# Never Know What You Will See In Your Front Yard....



## apbtmom76 (Nov 4, 2008)

lmaoo for real, yesterday my roommate went outside to put something in the recycle bin, she comes int eh house and calls my name all weird and urgently, I am thinking oh crap, anywayz, this is what we saw a yard over, lol


























They were eating a squirrell, Orion is jealous


----------



## Aireal (Jul 2, 2010)

noooo i can't see!!! what is it!?!


----------



## apbtmom76 (Nov 4, 2008)

hahahhaa, they were huge, just don't see vultures in teh city limits very often


----------



## Aireal (Jul 2, 2010)

ohhh vultures haha ya those suckers are huge

i am going to request you start loading your pics via attachments  i can see those lol


----------



## apbtmom76 (Nov 4, 2008)

lmaoo I don't even know how to do that, hmmm let me see if I can figure it out


----------



## Aireal (Jul 2, 2010)

it's easy just post press attachment it will bring you to the pics loaded to your comp choose download and BAM aireal gets to see all your lovly pics


----------



## apbtmom76 (Nov 4, 2008)

ok let's see if I can do this, lmaooo


----------



## Aireal (Jul 2, 2010)

ok that is one scary motha bird lol

awesome!!!

and good job you did it perfectly  *hugs*


----------



## davidfitness83 (Jul 7, 2009)

I like they help getting rid of road kill. I was walking Bernie once and I saw a big one trying to get the dead squirel of the road but the cars kept passing by. I dont know how I stomached it but I got a branch and picked it up for the Vulture and put it in the grass for it to eat safe away from the cars lol


----------



## Aireal (Jul 2, 2010)

davidfitness83 said:


> I like they help getting rid of road kill. I was walking Bernie once and I saw a big one trying to get the dead squirel of the road but the cars kept passing by. I dont know how I stomached it but I got a branch and picked it up for the Vulture and put it in the grass for it to eat safe away from the cars lol


haha you are such a softy you make my heart warm at the same time i just SHM and laugh


----------



## davidfitness83 (Jul 7, 2009)

Aireal said:


> haha you are such a softy you make my heart warm at the same time i just SHM and laugh


 thanks I try, it's funny I made my wife get the dead mouse out of the basement. Yet I risk getting hit by a car so I can move a dead squirel with the organs splattered everywhere so a vulture can eat his meal peacefully lol


----------



## Aireal (Jul 2, 2010)

i was thinking the same thing, i guess you gag reflex was worth helping the creature out like i said you are a softy


----------



## aimee235 (Apr 29, 2007)

That thing is ginormous!


----------



## roe1880 (Nov 8, 2008)

That is a Turkey Vulture... & like all vultures they are FUGLY AS HELL...LOL


----------



## apbtmom76 (Nov 4, 2008)

lol @ David, you are a good person to move the bird's food 

Roe - thank you I knew it was a vulture just not sure what kind, and yes they are fugly as all get out.

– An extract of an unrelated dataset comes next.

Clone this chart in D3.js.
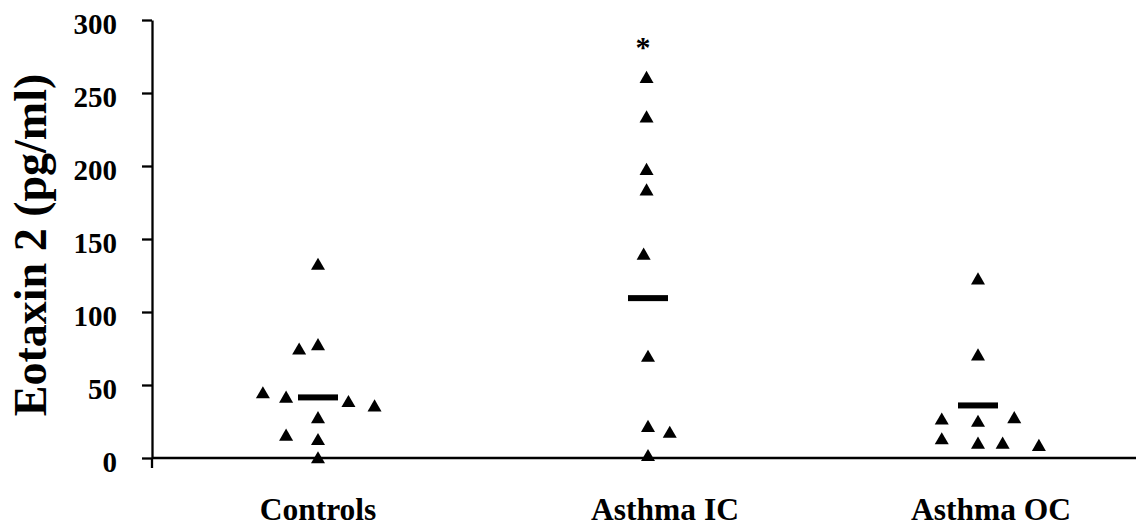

Aireal - ((hugs)) I was so proud of myself lol


----------



## Luvum (Nov 11, 2010)

That one picture looks like a two headed vulture.


----------



## apbtmom76 (Nov 4, 2008)

lol, yeah and I was shakin so bad, I couldn't focus the camera,lol.


----------



## American_Pit13 (Apr 23, 2007)

Cool. I like them


----------



## cEElint (Oct 6, 2009)

i would have popped it in the head w/ a pellet gun.. lol.. 1200 fps FTW!!


----------



## Aireal (Jul 2, 2010)

cEElint said:


> i would have popped it in the head w/ a pellet gun.. lol.. 1200 fps FTW!!


no way you don't shoot the help, THAT'S THE CLEAN UP CREW!!! doin the crap you don't want to!


----------



## k8nkane (Jul 9, 2010)

LOL, David, you are the best.  Only a true softy would do that.


----------



## apbtmom76 (Nov 4, 2008)

thanks Holly 

cEElint - since I live in the city limits, Ic an't shoot them and I believe it is against the law but I have to agree with Aireal, they clean up the stuff we all don't want too, but is funny cause it did cross my mind, lol

Kate - lol ((hugs))


----------



## ashes (Jul 7, 2010)

OMG that is crazy!! Hide your small pets!! LOL


----------



## apbtmom76 (Nov 4, 2008)

lmaooooo hahaah the squirrell they were eating was prolly killed by the gray cat that lives out front  hahahah too funny


----------